## [Prompt]
From the first line of the data down to and including the line with "from matplotlib.colors import", copy everything exactly, leaving out pictures.

## start Provided data

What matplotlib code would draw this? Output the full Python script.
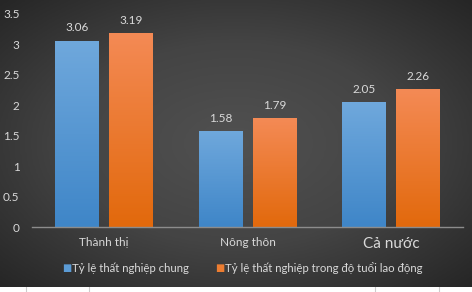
import numpy as np
import matplotlib.pyplot as plt
from matplotlib.colors import LinearSegmentedColormap

categories = ["Thành thị", "Nông thôn", "Cả nước"]
chung = [3.06, 1.58, 2.05]
lao_dong = [3.19, 1.79, 2.26]
series_names = ["Tỷ lệ thất nghiệp chung", "Tỷ lệ thất nghiệp trong độ tuổi lao động"]
yticks = [0, 0.5, 1, 1.5, 2, 2.5, 3, 3.5]

plt.rcParams['font.family'] = ['Lato', 'DejaVu Sans']
txt = '#d9d9d9'

W, H = 472, 292
fig = plt.figure(figsize=(W / 100, H / 100), dpi=100)
fig.patch.set_facecolor('white')

# dark radial background (chart area stops a few px above the bottom)
bg = fig.add_axes([0, 5 / H, 1, 1 - 5 / H])
yy, xx = np.mgrid[-1:1:200j, -1:1:300j]
r = np.sqrt(xx ** 2 + yy ** 2) / np.sqrt(2)
bg.imshow(r, cmap=LinearSegmentedColormap.from_list('bg', ['#515151', '#444444', '#262626']),
          aspect='auto', extent=[0, 1, 0, 1], vmin=0, vmax=1)
bg.set_axis_off()

# faint table lines in the white strip
strip = fig.add_axes([0, 0, 1, 5 / H])
strip.set_xlim(0, W)
strip.set_ylim(0, 1)
for xv in [26, 89, 375, 439]:
    strip.axvline(xv, color='#cccccc', lw=0.8)
strip.set_axis_off()

ax = fig.add_axes([32 / W, 65 / H, 431 / W, 213 / H])
ax.set_facecolor('none')
x = np.arange(len(categories))
w = 0.306
off = 0.188

blue = LinearSegmentedColormap.from_list('b', ['#3f86c8', '#6fa8dc'])
orange = LinearSegmentedColormap.from_list('o', ['#e2690c', '#f48a55'])
grad = np.linspace(0, 1, 100).reshape(-1, 1)

for vals, dx, cm in [(chung, -off, blue), (lao_dong, off, orange)]:
    bars = ax.bar(x + dx, vals, w, color='none', edgecolor='none', zorder=2)
    for b, v in zip(bars, vals):
        im = ax.imshow(grad, cmap=cm, aspect='auto', origin='lower', zorder=2,
                       extent=[b.get_x(), b.get_x() + w, 0, v])
        im.set_clip_path(b)
        ax.text(b.get_x() + w / 2, v + 0.12, f"{v:.2f}", ha='center', va='bottom',
                color=txt, fontsize=8.5)

ax.set_xlim(-0.5, 2.5)
ax.set_ylim(0, 3.5)
ax.set_yticks(yticks)
ax.set_yticklabels([f"{t:g}" for t in yticks], color=txt, fontsize=8.5)
ax.tick_params(axis='y', length=0, pad=9)
ax.set_xticks(x)
ax.set_xticklabels(categories, color=txt, fontsize=8.5)
ax.get_xticklabels()[2].set_fontsize(11)
ax.tick_params(axis='x', length=0, pad=7)
for s in ['top', 'right', 'left']:
    ax.spines[s].set_visible(False)
ax.spines['bottom'].set_color('#8c8c8c')
ax.spines['bottom'].set_linewidth(1)

# legend
fig.text(62 / W, 1 - 268 / H, '■', color='#5b9bd5', fontsize=7, va='center')
fig.text(72 / W, 1 - 268 / H, series_names[0], color=txt, fontsize=8.2, va='center')
fig.text(215 / W, 1 - 268 / H, '■', color='#ed7d31', fontsize=7, va='center')
fig.text(225 / W, 1 - 268 / H, series_names[1], color=txt, fontsize=8.2, va='center')

fig.savefig('out.png', dpi=100)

## end Provided data

## [Written solution]
What matplotlib code would draw this? Output the full Python script.
import numpy as np
import matplotlib.pyplot as plt
from matplotlib.colors import LinearSegmentedColormap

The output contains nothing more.